Murray told us he thought about it during the bathroom break he took after the fourth set: “I had a think and, you know, told myself, ‘It's just one more set. Give everything. You don't want to come off this court with any regrets. Don't get too down on yourself. Just try and fight.’ I got a bit fortunate to get the break at the beginning of the set, and that helped. I settled down a bit after that.”

In truth, Murray played an excellent fifth set, while Djokovic played some surprisingly loose and error-strewn games, and also had to deal with a groin injury in the late going. But really it was all about Murray by then; Andy I had returned and nothing short of changing the format to a best-of-seven might have sent him away. The two-break cushion certainly helped Murray feel at ease when he served it out.

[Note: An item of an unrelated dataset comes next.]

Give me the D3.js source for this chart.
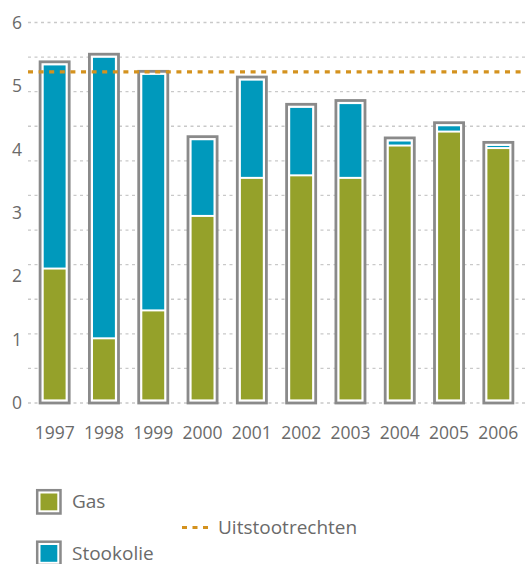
<!DOCTYPE html>
<html>
<head>
<meta charset="utf-8">
<script src="https://cdn.jsdelivr.net/npm/d3@7"></script>
<style>
  body { margin: 0; background: #fff; }
  text { font-family: "Open Sans", sans-serif; fill: #6a6a6a; }
</style>
</head>
<body>
<svg id="chart" width="525" height="564"></svg>
<script>
var years = ['1997', '1998', '1999', '2000', '2001', '2002', '2003', '2004', '2005', '2006']
var gas = [2.12, 1.02, 1.46, 2.95, 3.55, 3.59, 3.55, 4.06, 4.28, 4.02]
var stookolie = [3.26, 4.48, 3.77, 1.25, 1.59, 1.12, 1.22, 0.12, 0.14, 0.09]
var uitstootrechten = 5.22
var yTicks = [0, 1, 2, 3, 4, 5, 6]

var svg = d3.select('#chart'),
    green = '#95a12a',
    blue = '#0099bc',
    frame = '#8a8a8a',
    orange = '#d4921e'

var x = d3.scaleBand()
    .domain(years)
    .range([30, 523])
    .paddingInner(0.41)
    .paddingOuter(0.205)

var y = d3.scaleLinear()
    .domain([0, 6])
    .range([403, 22.5])

// gridlines: 11 even steps over the axis
var grid = d3.range(12).map((i) => i * 6 / 11)
svg.append('g')
    .selectAll('line')
    .data(grid)
    .join('line')
    .attr('x1', 28).attr('x2', 525)
    .attr('y1', (d) => y(d)).attr('y2', (d) => y(d))
    .attr('stroke', '#c9c9c9')
    .attr('stroke-width', 1.3)
    .attr('stroke-dasharray', '3,3.5')

// y labels
svg.append('g')
    .selectAll('text')
    .data(yTicks)
    .join('text')
    .attr('x', 22)
    .attr('y', (d) => y(d))
    .attr('dy', '0.36em')
    .attr('text-anchor', 'end')
    .style('font-size', '17.5px')
    .text((d) => d)

var rows = years.map((yr, i) => ({year: yr, gas: gas[i], olie: stookolie[i], total: gas[i] + stookolie[i]}))

var bars = svg.append('g')
    .selectAll('g')
    .data(rows)
    .join('g')

// outer frame
bars.append('rect')
    .attr('x', (d) => x(d.year))
    .attr('width', x.bandwidth())
    .attr('y', (d) => y(d.total))
    .attr('height', (d) => y(0) - y(d.total))
    .attr('fill', '#fff')
    .attr('stroke', frame)
    .attr('stroke-width', 2.8)

var inset = 3.6
// gas part
bars.append('rect')
    .attr('x', (d) => x(d.year) + inset)
    .attr('width', x.bandwidth() - 2 * inset)
    .attr('y', (d) => y(d.gas) + 1)
    .attr('height', (d) => y(0) - inset - y(d.gas) - 1)
    .attr('fill', green)
// stookolie part
bars.append('rect')
    .attr('x', (d) => x(d.year) + inset)
    .attr('width', x.bandwidth() - 2 * inset)
    .attr('y', (d) => y(d.total) + inset)
    .attr('height', (d) => Math.max(0.8, y(d.gas) - 1 - y(d.total) - inset))
    .attr('fill', blue)

// emission rights line
svg.append('line')
    .attr('x1', 28).attr('x2', 525)
    .attr('y1', y(uitstootrechten)).attr('y2', y(uitstootrechten))
    .attr('stroke', orange)
    .attr('stroke-width', 3.2)
    .attr('stroke-dasharray', '5,5.6')

// x labels
svg.append('g')
    .selectAll('text')
    .data(years)
    .join('text')
    .attr('x', (d) => x(d) + x.bandwidth() / 2)
    .attr('y', 433)
    .attr('dy', '0.36em')
    .attr('text-anchor', 'middle')
    .style('font-size', '17.5px')
    .text((d) => d)

// legend
var legend = [
    {name: 'Gas', color: green, y: 501.5},
    {name: 'Stookolie', color: blue, y: 553}
]
var lg = svg.append('g')
    .selectAll('g')
    .data(legend)
    .join('g')
lg.append('rect')
    .attr('x', 37.2).attr('y', (d) => d.y - 11.3)
    .attr('width', 23.3).attr('height', 23.3)
    .attr('fill', '#fff')
    .attr('stroke', frame)
    .attr('stroke-width', 2.5)
lg.append('rect')
    .attr('x', 40.5).attr('y', (d) => d.y - 8)
    .attr('width', 16.8).attr('height', 16.8)
    .attr('fill', (d) => d.color)
lg.append('text')
    .attr('x', 72).attr('y', (d) => d.y)
    .attr('dy', '0.36em')
    .style('font-size', '19px')
    .text((d) => d.name)

svg.append('line')
    .attr('x1', 182).attr('x2', 210)
    .attr('y1', 527.5).attr('y2', 527.5)
    .attr('stroke', orange)
    .attr('stroke-width', 3.2)
    .attr('stroke-dasharray', '5,5.5')
svg.append('text')
    .attr('x', 218).attr('y', 527.5)
    .attr('dy', '0.36em')
    .style('font-size', '19px')
    .text('Uitstootrechten')
</script>
</body>
</html>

“It was an incredibly tough match and, yeah, obviously it felt great at the end,” he admitted later. “‘Relief’ is probably the best word I would use to describe how I'm feeling just now. Yeah, very, very happy that I managed to come through because if I had lost this one from two sets up, that would have been a tough one to take.”

It tells you something of what Murray has been through in recent years that he would use the word “relief” to describe his emotions on this wonderful day, and now that he’s overcome the major and rather long-lived worry of his career, perhaps we’ll start to see pigs flying all over the place.